▸ **DATASET EXCERPT**:
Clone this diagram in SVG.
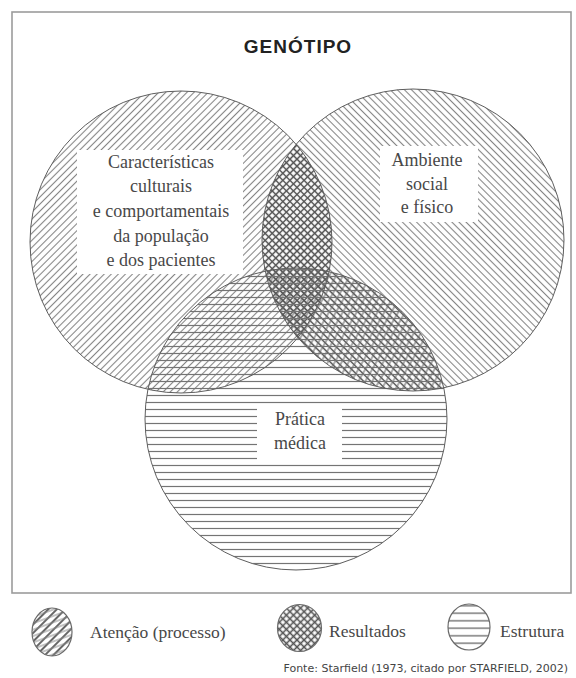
<svg xmlns="http://www.w3.org/2000/svg" width="576" height="678" viewBox="0 0 576 678">
<style>
 .frame{fill:none;stroke:#9c9c9c;stroke-width:1.6}
 .title{font-family:"Liberation Sans",Arial,sans-serif;font-weight:bold;font-size:19px;letter-spacing:1px;fill:#222;text-anchor:middle}
 .lbl{font-family:"Liberation Serif","Times New Roman",serif;font-size:18px;fill:#484848;text-anchor:middle}
 .leg{font-family:"Liberation Serif","Times New Roman",serif;font-size:17.5px;fill:#484848}
 .src{font-family:"DejaVu Sans",Verdana,sans-serif;font-size:11px;fill:#444;text-anchor:end}
 .ring{fill:none;stroke:#5e5e5e;stroke-width:1}
 .box{fill:#fff}
 .lgring{stroke:#6a6a6a;stroke-width:1.2}
</style>
<defs>
 <pattern id="pFwd" width="5" height="5" patternUnits="userSpaceOnUse" patternTransform="rotate(45)">
  <line x1="2.5" y1="0" x2="2.5" y2="5" stroke="#858585" stroke-width="1.1"/>
 </pattern>
 <pattern id="pBack" width="5" height="5" patternUnits="userSpaceOnUse" patternTransform="rotate(-45)">
  <line x1="2.5" y1="0" x2="2.5" y2="5" stroke="#858585" stroke-width="1.1"/>
 </pattern>
 <pattern id="pFwdD" width="5" height="5" patternUnits="userSpaceOnUse" patternTransform="rotate(45)">
  <line x1="2.5" y1="0" x2="2.5" y2="5" stroke="#555" stroke-width="1.3"/>
 </pattern>
 <pattern id="pBackD" width="5" height="5" patternUnits="userSpaceOnUse" patternTransform="rotate(-45)">
  <line x1="2.5" y1="0" x2="2.5" y2="5" stroke="#555" stroke-width="1.3"/>
 </pattern>
 <pattern id="pFwdW" width="6" height="6" patternUnits="userSpaceOnUse" patternTransform="rotate(30)">
  <line x1="3" y1="0" x2="3" y2="6" stroke="#6a6a6a" stroke-width="1.1"/>
 </pattern>
 <pattern id="pHor" width="10" height="7" patternUnits="userSpaceOnUse">
  <line x1="0" y1="3.5" x2="10" y2="3.5" stroke="#747474" stroke-width="1.2"/>
 </pattern>
 <pattern id="pLegA" width="6" height="6" patternUnits="userSpaceOnUse" patternTransform="rotate(45)">
  <line x1="3" y1="0" x2="3" y2="6" stroke="#666" stroke-width="2"/>
 </pattern>
 <pattern id="pLegA2" width="10" height="6" patternUnits="userSpaceOnUse" patternTransform="rotate(-20)">
  <line x1="0" y1="3" x2="10" y2="3" stroke="#888" stroke-width="1"/>
 </pattern>
 <pattern id="pLegB" width="5" height="5" patternUnits="userSpaceOnUse" patternTransform="rotate(45)">
  <line x1="2.5" y1="0" x2="2.5" y2="5" stroke="#555" stroke-width="1.6"/>
  <line x1="0" y1="2.5" x2="5" y2="2.5" stroke="#555" stroke-width="1.6"/>
 </pattern>
 <pattern id="pLegC" width="10" height="7.5" patternUnits="userSpaceOnUse" y="2">
  <line x1="0" y1="3.75" x2="10" y2="3.75" stroke="#666" stroke-width="1.3"/>
 </pattern>
 <clipPath id="clipL"><circle cx="181" cy="242" r="151"/></clipPath>
 <clipPath id="clipB"><circle cx="296" cy="419" r="151"/></clipPath>
</defs>

<rect class="frame" x="12" y="12" width="559" height="581"/>

<g id="title">
 <text class="title" x="298" y="53">GENÓTIPO</text>
</g>

<g id="circle-caracteristicas">
 <circle cx="181" cy="242" r="151" fill="url(#pFwd)"/>
</g>
<g id="circle-ambiente">
 <circle cx="413" cy="240" r="151" fill="url(#pBack)"/>
</g>
<g id="lens" clip-path="url(#clipL)">
 <circle cx="413" cy="240" r="151" fill="url(#pFwdD)"/>
 <circle cx="413" cy="240" r="151" fill="url(#pBackD)"/>
</g>
<g id="right-bottom" clip-path="url(#clipB)">
 <circle cx="413" cy="240" r="151" fill="url(#pBackD)"/>
 <circle cx="413" cy="240" r="151" fill="url(#pFwdW)"/>
</g>
<g id="circle-pratica">
 <circle cx="296" cy="419" r="151" fill="url(#pHor)"/>
</g>
<g id="outlines">
 <circle class="ring" cx="181" cy="242" r="151"/>
 <circle class="ring" cx="413" cy="240" r="151"/>
 <circle class="ring" cx="296" cy="419" r="151"/>
</g>

<g id="label-caracteristicas">
 <rect class="box" x="77" y="150" width="166" height="124"/>
 <text class="lbl" x="161" y="168">Características</text>
 <text class="lbl" x="161" y="192">culturais</text>
 <text class="lbl" x="161" y="217">e comportamentais</text>
 <text class="lbl" x="161" y="242">da população</text>
 <text class="lbl" x="161" y="266">e dos pacientes</text>
</g>
<g id="label-ambiente">
 <rect class="box" x="380" y="146" width="98" height="76"/>
 <text class="lbl" x="427" y="166">Ambiente</text>
 <text class="lbl" x="427" y="190">social</text>
 <text class="lbl" x="427" y="213">e físico</text>
</g>
<g id="label-pratica">
 <rect class="box" x="257" y="408" width="85" height="54"/>
 <text class="lbl" x="300" y="425">Prática</text>
 <text class="lbl" x="300" y="449">médica</text>
</g>

<g id="connectors"/>

<g id="legend-atencao">
 <ellipse cx="52" cy="632" rx="20" ry="24" fill="url(#pLegA)"/>
 <ellipse cx="52" cy="632" rx="20" ry="24" fill="url(#pLegA2)" class="lgring"/>
 <text class="leg" x="90" y="638">Atenção (processo)</text>
</g>
<g id="legend-resultados">
 <ellipse cx="299.5" cy="628" rx="22" ry="23.5" fill="url(#pLegB)" class="lgring"/>
 <text class="leg" x="329" y="637">Resultados</text>
</g>
<g id="legend-estrutura">
 <ellipse cx="469" cy="627" rx="21" ry="23" fill="url(#pLegC)" class="lgring"/>
 <text class="leg" x="500" y="637">Estrutura</text>
</g>

<g id="source">
 <text class="src" x="568" y="672">Fonte: Starfield (1973, citado por STARFIELD, 2002)</text>
</g>
</svg>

▸ **EXERCISE DESCRIPTION**:
Repeat all the data as it stands, dropping any images it holds.

▸ **RESULT FOR THIS EXERCISE**:
Clone this diagram in SVG.
<svg xmlns="http://www.w3.org/2000/svg" width="576" height="678" viewBox="0 0 576 678">
<style>
 .frame{fill:none;stroke:#9c9c9c;stroke-width:1.6}
 .title{font-family:"Liberation Sans",Arial,sans-serif;font-weight:bold;font-size:19px;letter-spacing:1px;fill:#222;text-anchor:middle}
 .lbl{font-family:"Liberation Serif","Times New Roman",serif;font-size:18px;fill:#484848;text-anchor:middle}
 .leg{font-family:"Liberation Serif","Times New Roman",serif;font-size:17.5px;fill:#484848}
 .src{font-family:"DejaVu Sans",Verdana,sans-serif;font-size:11px;fill:#444;text-anchor:end}
 .ring{fill:none;stroke:#5e5e5e;stroke-width:1}
 .box{fill:#fff}
 .lgring{stroke:#6a6a6a;stroke-width:1.2}
</style>
<defs>
 <pattern id="pFwd" width="5" height="5" patternUnits="userSpaceOnUse" patternTransform="rotate(45)">
  <line x1="2.5" y1="0" x2="2.5" y2="5" stroke="#858585" stroke-width="1.1"/>
 </pattern>
 <pattern id="pBack" width="5" height="5" patternUnits="userSpaceOnUse" patternTransform="rotate(-45)">
  <line x1="2.5" y1="0" x2="2.5" y2="5" stroke="#858585" stroke-width="1.1"/>
 </pattern>
 <pattern id="pFwdD" width="5" height="5" patternUnits="userSpaceOnUse" patternTransform="rotate(45)">
  <line x1="2.5" y1="0" x2="2.5" y2="5" stroke="#555" stroke-width="1.3"/>
 </pattern>
 <pattern id="pBackD" width="5" height="5" patternUnits="userSpaceOnUse" patternTransform="rotate(-45)">
  <line x1="2.5" y1="0" x2="2.5" y2="5" stroke="#555" stroke-width="1.3"/>
 </pattern>
 <pattern id="pFwdW" width="6" height="6" patternUnits="userSpaceOnUse" patternTransform="rotate(30)">
  <line x1="3" y1="0" x2="3" y2="6" stroke="#6a6a6a" stroke-width="1.1"/>
 </pattern>
 <pattern id="pHor" width="10" height="7" patternUnits="userSpaceOnUse">
  <line x1="0" y1="3.5" x2="10" y2="3.5" stroke="#747474" stroke-width="1.2"/>
 </pattern>
 <pattern id="pLegA" width="6" height="6" patternUnits="userSpaceOnUse" patternTransform="rotate(45)">
  <line x1="3" y1="0" x2="3" y2="6" stroke="#666" stroke-width="2"/>
 </pattern>
 <pattern id="pLegA2" width="10" height="6" patternUnits="userSpaceOnUse" patternTransform="rotate(-20)">
  <line x1="0" y1="3" x2="10" y2="3" stroke="#888" stroke-width="1"/>
 </pattern>
 <pattern id="pLegB" width="5" height="5" patternUnits="userSpaceOnUse" patternTransform="rotate(45)">
  <line x1="2.5" y1="0" x2="2.5" y2="5" stroke="#555" stroke-width="1.6"/>
  <line x1="0" y1="2.5" x2="5" y2="2.5" stroke="#555" stroke-width="1.6"/>
 </pattern>
 <pattern id="pLegC" width="10" height="7.5" patternUnits="userSpaceOnUse" y="2">
  <line x1="0" y1="3.75" x2="10" y2="3.75" stroke="#666" stroke-width="1.3"/>
 </pattern>
 <clipPath id="clipL"><circle cx="181" cy="242" r="151"/></clipPath>
 <clipPath id="clipB"><circle cx="296" cy="419" r="151"/></clipPath>
</defs>

<rect class="frame" x="12" y="12" width="559" height="581"/>

<g id="title">
 <text class="title" x="298" y="53">GENÓTIPO</text>
</g>

<g id="circle-caracteristicas">
 <circle cx="181" cy="242" r="151" fill="url(#pFwd)"/>
</g>
<g id="circle-ambiente">
 <circle cx="413" cy="240" r="151" fill="url(#pBack)"/>
</g>
<g id="lens" clip-path="url(#clipL)">
 <circle cx="413" cy="240" r="151" fill="url(#pFwdD)"/>
 <circle cx="413" cy="240" r="151" fill="url(#pBackD)"/>
</g>
<g id="right-bottom" clip-path="url(#clipB)">
 <circle cx="413" cy="240" r="151" fill="url(#pBackD)"/>
 <circle cx="413" cy="240" r="151" fill="url(#pFwdW)"/>
</g>
<g id="circle-pratica">
 <circle cx="296" cy="419" r="151" fill="url(#pHor)"/>
</g>
<g id="outlines">
 <circle class="ring" cx="181" cy="242" r="151"/>
 <circle class="ring" cx="413" cy="240" r="151"/>
 <circle class="ring" cx="296" cy="419" r="151"/>
</g>

<g id="label-caracteristicas">
 <rect class="box" x="77" y="150" width="166" height="124"/>
 <text class="lbl" x="161" y="168">Características</text>
 <text class="lbl" x="161" y="192">culturais</text>
 <text class="lbl" x="161" y="217">e comportamentais</text>
 <text class="lbl" x="161" y="242">da população</text>
 <text class="lbl" x="161" y="266">e dos pacientes</text>
</g>
<g id="label-ambiente">
 <rect class="box" x="380" y="146" width="98" height="76"/>
 <text class="lbl" x="427" y="166">Ambiente</text>
 <text class="lbl" x="427" y="190">social</text>
 <text class="lbl" x="427" y="213">e físico</text>
</g>
<g id="label-pratica">
 <rect class="box" x="257" y="408" width="85" height="54"/>
 <text class="lbl" x="300" y="425">Prática</text>
 <text class="lbl" x="300" y="449">médica</text>
</g>

<g id="connectors"/>

<g id="legend-atencao">
 <ellipse cx="52" cy="632" rx="20" ry="24" fill="url(#pLegA)"/>
 <ellipse cx="52" cy="632" rx="20" ry="24" fill="url(#pLegA2)" class="lgring"/>
 <text class="leg" x="90" y="638">Atenção (processo)</text>
</g>
<g id="legend-resultados">
 <ellipse cx="299.5" cy="628" rx="22" ry="23.5" fill="url(#pLegB)" class="lgring"/>
 <text class="leg" x="329" y="637">Resultados</text>
</g>
<g id="legend-estrutura">
 <ellipse cx="469" cy="627" rx="21" ry="23" fill="url(#pLegC)" class="lgring"/>
 <text class="leg" x="500" y="637">Estrutura</text>
</g>

<g id="source">
 <text class="src" x="568" y="672">Fonte: Starfield (1973, citado por STARFIELD, 2002)</text>
</g>
</svg>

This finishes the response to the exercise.